Rows from a dataset of charts and code
● ● ● ● ● ● ●
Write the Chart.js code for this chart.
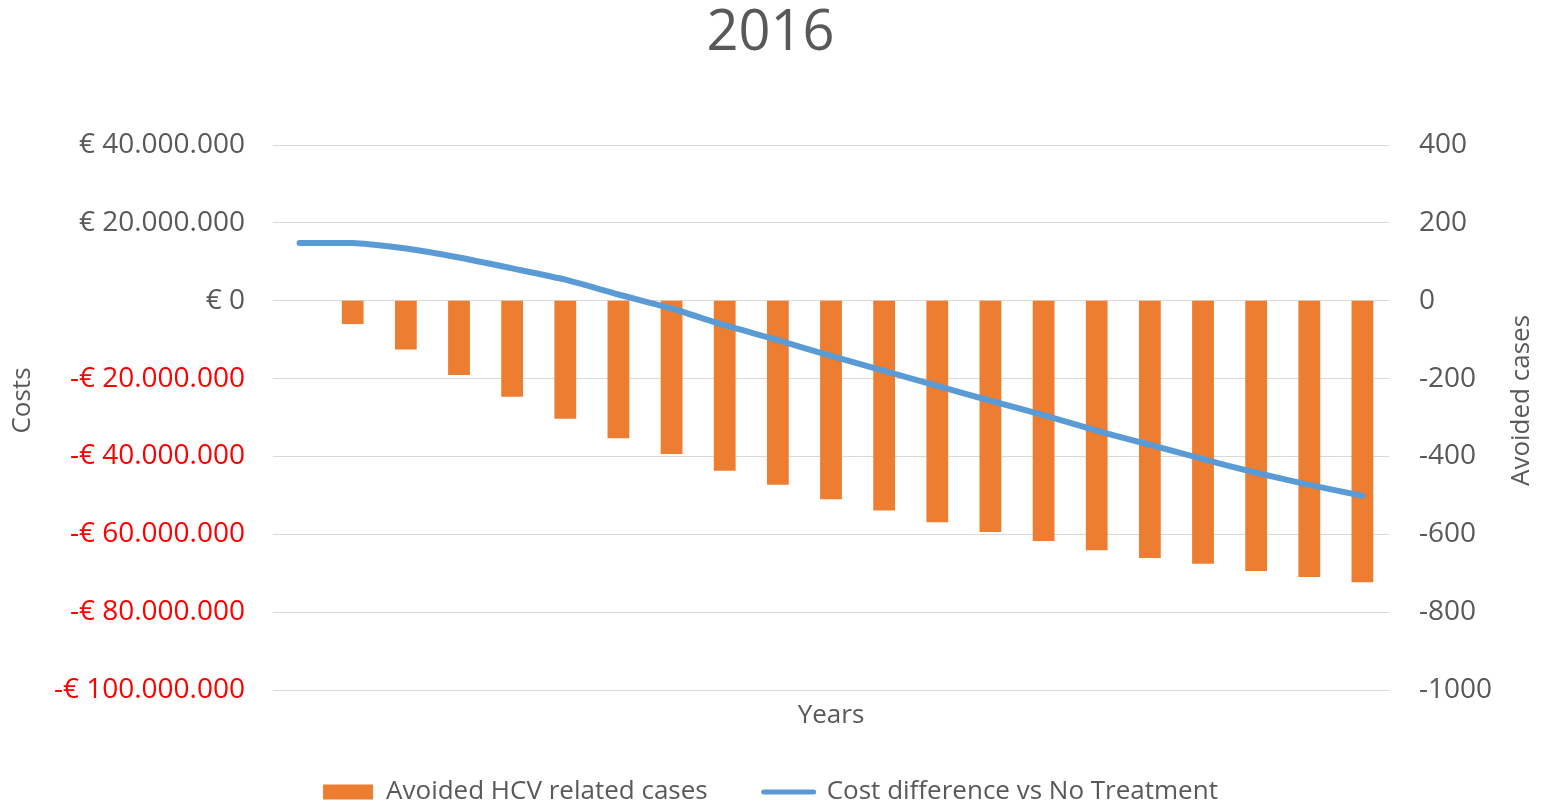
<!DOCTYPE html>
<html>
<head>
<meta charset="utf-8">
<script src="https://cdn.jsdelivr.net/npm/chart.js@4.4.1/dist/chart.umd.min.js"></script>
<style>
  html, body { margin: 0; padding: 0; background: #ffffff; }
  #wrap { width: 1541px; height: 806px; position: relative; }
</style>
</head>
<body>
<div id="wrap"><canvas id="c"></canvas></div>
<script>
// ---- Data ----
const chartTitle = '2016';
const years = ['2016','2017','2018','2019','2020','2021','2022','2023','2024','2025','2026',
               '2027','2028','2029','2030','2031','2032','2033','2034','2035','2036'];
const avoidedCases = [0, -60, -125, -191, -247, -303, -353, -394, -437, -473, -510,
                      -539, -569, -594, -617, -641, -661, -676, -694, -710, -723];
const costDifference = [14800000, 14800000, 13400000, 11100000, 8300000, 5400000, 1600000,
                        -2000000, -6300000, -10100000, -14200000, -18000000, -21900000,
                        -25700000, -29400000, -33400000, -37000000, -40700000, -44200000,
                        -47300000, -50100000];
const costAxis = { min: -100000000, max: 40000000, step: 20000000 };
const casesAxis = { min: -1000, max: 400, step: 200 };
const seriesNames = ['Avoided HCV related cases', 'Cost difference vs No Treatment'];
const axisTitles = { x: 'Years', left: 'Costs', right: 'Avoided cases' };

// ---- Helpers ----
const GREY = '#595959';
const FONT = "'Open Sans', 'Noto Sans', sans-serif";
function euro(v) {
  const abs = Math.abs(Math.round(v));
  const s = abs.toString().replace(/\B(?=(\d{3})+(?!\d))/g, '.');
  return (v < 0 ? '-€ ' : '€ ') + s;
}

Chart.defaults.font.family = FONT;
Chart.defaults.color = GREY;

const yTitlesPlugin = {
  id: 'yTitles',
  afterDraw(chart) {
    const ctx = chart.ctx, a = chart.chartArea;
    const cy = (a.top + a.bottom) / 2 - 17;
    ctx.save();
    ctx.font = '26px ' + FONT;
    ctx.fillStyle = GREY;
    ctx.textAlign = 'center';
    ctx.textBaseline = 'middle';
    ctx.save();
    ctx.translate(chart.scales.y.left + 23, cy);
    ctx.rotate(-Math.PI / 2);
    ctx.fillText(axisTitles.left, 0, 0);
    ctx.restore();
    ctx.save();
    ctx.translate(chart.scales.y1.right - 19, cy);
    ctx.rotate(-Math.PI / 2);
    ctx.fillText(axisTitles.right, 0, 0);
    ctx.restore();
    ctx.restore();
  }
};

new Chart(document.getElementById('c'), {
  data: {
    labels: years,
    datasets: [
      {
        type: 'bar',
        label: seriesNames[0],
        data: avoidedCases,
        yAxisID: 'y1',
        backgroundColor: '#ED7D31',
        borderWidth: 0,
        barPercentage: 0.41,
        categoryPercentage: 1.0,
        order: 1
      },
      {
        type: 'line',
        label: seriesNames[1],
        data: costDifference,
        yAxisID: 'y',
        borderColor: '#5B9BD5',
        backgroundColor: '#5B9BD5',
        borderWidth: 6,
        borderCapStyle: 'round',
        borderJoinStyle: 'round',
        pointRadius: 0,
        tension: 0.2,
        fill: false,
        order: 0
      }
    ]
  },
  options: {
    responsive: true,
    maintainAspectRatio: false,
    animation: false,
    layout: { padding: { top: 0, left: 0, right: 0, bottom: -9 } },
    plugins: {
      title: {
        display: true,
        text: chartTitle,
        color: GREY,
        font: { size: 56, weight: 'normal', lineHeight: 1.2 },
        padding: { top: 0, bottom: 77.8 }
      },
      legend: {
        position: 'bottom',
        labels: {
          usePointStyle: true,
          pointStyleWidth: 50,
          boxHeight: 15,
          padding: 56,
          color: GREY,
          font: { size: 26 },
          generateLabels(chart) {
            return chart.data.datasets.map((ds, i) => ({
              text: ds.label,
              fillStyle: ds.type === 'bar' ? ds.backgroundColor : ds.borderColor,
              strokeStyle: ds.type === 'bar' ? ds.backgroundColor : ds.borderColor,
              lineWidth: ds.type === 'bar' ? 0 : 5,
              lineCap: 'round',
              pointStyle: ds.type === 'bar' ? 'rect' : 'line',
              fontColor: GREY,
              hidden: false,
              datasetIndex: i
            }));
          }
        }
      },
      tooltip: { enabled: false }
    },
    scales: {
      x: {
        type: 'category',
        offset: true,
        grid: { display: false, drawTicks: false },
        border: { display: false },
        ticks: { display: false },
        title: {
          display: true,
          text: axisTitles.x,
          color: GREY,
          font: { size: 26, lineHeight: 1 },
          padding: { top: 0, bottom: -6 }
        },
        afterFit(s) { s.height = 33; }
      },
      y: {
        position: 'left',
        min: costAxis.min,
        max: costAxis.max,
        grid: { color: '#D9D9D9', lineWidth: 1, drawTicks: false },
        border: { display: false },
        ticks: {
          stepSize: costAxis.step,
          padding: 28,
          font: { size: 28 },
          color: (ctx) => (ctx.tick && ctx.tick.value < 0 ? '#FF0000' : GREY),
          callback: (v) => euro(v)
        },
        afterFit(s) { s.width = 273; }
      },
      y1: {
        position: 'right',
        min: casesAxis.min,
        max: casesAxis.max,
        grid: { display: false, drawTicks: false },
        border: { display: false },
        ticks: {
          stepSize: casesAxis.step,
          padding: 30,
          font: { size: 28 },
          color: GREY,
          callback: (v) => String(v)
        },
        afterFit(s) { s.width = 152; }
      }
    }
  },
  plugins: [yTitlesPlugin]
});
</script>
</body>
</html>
● ● ● ● ● ● ●
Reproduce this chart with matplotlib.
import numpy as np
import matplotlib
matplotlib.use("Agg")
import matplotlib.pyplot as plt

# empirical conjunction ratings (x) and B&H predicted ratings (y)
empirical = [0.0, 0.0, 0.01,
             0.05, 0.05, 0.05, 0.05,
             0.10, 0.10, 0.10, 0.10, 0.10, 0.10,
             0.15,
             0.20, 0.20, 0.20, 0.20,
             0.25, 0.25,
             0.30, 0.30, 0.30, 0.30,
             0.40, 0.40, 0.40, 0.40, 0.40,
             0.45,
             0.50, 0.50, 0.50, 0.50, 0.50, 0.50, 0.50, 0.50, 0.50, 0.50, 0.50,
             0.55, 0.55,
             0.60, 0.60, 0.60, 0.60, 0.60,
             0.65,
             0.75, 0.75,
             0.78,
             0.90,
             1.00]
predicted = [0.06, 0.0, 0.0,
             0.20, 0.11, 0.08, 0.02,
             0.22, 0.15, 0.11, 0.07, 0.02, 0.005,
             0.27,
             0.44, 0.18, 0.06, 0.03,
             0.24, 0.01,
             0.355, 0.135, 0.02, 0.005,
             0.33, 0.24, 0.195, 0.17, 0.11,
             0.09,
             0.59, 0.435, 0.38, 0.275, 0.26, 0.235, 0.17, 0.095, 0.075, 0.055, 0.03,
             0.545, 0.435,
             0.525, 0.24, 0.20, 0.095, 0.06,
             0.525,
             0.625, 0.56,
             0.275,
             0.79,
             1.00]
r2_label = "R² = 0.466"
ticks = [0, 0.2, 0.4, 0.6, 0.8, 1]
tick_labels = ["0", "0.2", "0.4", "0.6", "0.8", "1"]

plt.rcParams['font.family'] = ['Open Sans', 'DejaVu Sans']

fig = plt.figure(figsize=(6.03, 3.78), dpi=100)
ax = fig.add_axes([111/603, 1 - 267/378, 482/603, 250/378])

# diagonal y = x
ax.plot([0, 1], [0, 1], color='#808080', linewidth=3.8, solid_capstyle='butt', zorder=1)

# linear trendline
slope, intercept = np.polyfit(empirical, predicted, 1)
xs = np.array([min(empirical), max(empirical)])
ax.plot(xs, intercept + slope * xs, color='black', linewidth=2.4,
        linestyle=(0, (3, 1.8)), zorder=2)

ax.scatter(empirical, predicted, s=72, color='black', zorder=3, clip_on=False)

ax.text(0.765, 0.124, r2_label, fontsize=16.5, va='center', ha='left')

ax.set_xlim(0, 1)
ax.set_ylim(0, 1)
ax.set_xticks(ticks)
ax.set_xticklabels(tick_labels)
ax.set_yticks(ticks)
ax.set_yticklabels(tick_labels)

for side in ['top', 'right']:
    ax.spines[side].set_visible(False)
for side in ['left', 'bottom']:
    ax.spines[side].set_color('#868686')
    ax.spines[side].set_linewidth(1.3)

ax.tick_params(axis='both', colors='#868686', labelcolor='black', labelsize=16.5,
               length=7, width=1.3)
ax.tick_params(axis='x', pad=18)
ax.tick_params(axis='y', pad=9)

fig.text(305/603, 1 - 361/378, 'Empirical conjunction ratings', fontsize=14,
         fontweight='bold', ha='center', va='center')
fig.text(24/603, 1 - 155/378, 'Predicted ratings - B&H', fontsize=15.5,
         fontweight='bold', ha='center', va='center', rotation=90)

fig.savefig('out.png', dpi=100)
● ● ● ● ● ● ●
» WHAT TO WORK ON:
Identify and list each line with the word "this".

» COMPLETE OUTPUT:
Write the Chart.js code for this chart.
Reproduce this chart with matplotlib.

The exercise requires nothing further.